Tories Will Not Win Majority With Boris Johnson As Leader, Says Former Party Chair

Lord Baker predicts coalition between Labour and the Lib Dems.
Former Conservative Party chairman Lord Baker said the prime minister was mainly concerned about "headlines".
Former Conservative Party chairman Lord Baker said the prime minister was mainly concerned about "headlines".
Max Mumby/Indigo via Getty Images

There is “no chance” the Conservatives will win an overall majority at the next election if Boris Johnson is still leader, a party grandee has warned.

Lord Baker, who served as party chairman under Margaret Thatcher, said the Conservatives need a “healer” who can “bring the party together”.

“If I were still party chairman, I’d say to the prime minister, Wakefield will be lost definitely. Tiverton is at risk.

“When it comes to the next election if Boris leads there is no chance of an overall majority.
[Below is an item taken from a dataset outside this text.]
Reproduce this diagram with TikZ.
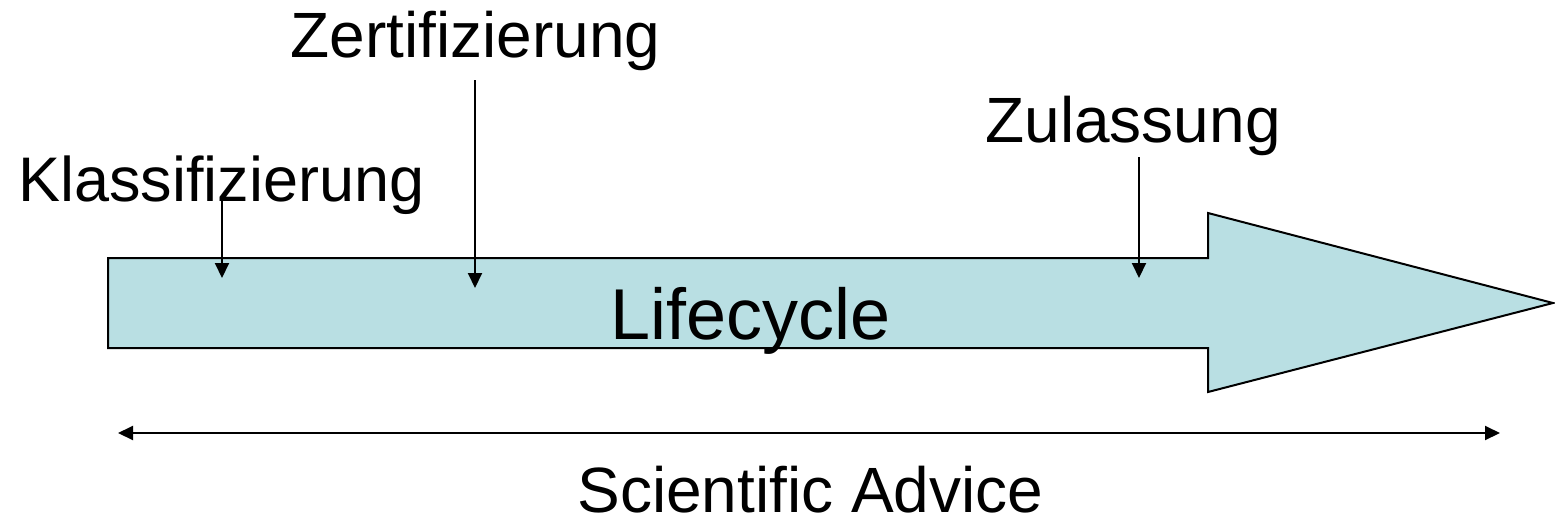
\documentclass[tikz,border=0pt]{standalone}
\usepackage{fontspec}
\setmainfont{Liberation Sans}
\usepackage{xcolor}
\usetikzlibrary{arrows.meta,calc,positioning}
\definecolor{lifeblue}{RGB}{185,223,227}

\begin{document}
\begin{tikzpicture}[x=0.5pt,y=-0.5pt,
		phase/.style={inner sep=0pt,anchor=base west,font=\fontsize{32}{38}\selectfont},
		pointer/.style={line width=1pt,-{Triangle[width=7pt,length=7.5pt]}}]
		\useasboundingbox (0,0) rectangle (1555,526);
		% big lifecycle arrow
		\draw[fill=lifeblue,line width=1pt] (108,258) -- (1208,258) -- (1208,213) -- (1553,303) -- (1208,392) -- (1208,348) -- (108,348) -- cycle;
		\node[phase,font=\fontsize{36}{43}\selectfont] (life) at (610,339) {Lifecycle};
		% steps
		\node[phase,font=\fontsize{31.5}{38}\selectfont] (klass) at (18,201) {Klassifizierung};
		\node[phase] (zert) at (290,57) {Zertifizierung};
		\node[phase] (zul) at (985,142) {Zulassung};
		\coordinate (klass-in) at (222,278);
		\coordinate (zert-in) at (475,288);
		\coordinate (zul-in) at (1139,278);
		\draw[pointer] (klass.base -| klass-in) -- (klass-in);
		\draw[pointer] ([yshift=-11.5pt]zert.base -| zert-in) -- (zert-in);
		\draw[pointer] ([yshift=-7.5pt]zul.base -| zul-in) -- (zul-in);
		% scientific advice
		\coordinate (adv-l) at (118,433);
		\coordinate (adv-r) at (1500,433);
		\draw[pointer,{Triangle[width=7pt,length=7.5pt]}-{Triangle[width=7pt,length=7.5pt]}] (adv-l) -- (adv-r);
		\node[phase] (adv) at (577,512) {Scientific Advice};
		\end{tikzpicture}
\end{document}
“We are looking at a coalition of some sort between the Liberals and the Labour Party.”

The grandee said Johnson’s problem was he is “basically a journalist” who was “mainly concerned about the headlines the following day”.

“That is what motivates him more than anything else,” Baker said.

Baker was speaking at an event in Westminster hosted by Smarkets ahead of Thursday’s by-elections in Wakefield and Tiverton and Honiton.

The Conservatives are prepared to lose both seats, in what would be another blow to Johnson’s authority.

Labour is widely expected to recapture the red wall seat of Wakefield, which it lost to the Tories in 2019.

The by-election was triggered when the sitting MP Imran Ahmad Khan was convicted of sexually assaulting a teenage boy

In the Devon seat of Tiverton and Honiton, the contest is seen as neck-and-neck between the Conservatives and the Lib Dems.

The by-election was called after the sitting Tory MP, Neil Parish, was caught watching porn in the Commons.

It has been Tory since its creation in 1997 and the Conservatives have a majority of 24,000.

But the Lib Dems are hopeful of pulling off a third dramatic victory, having captured Chesham and Amersham and North Shropshire from the Tories over the course of the last year.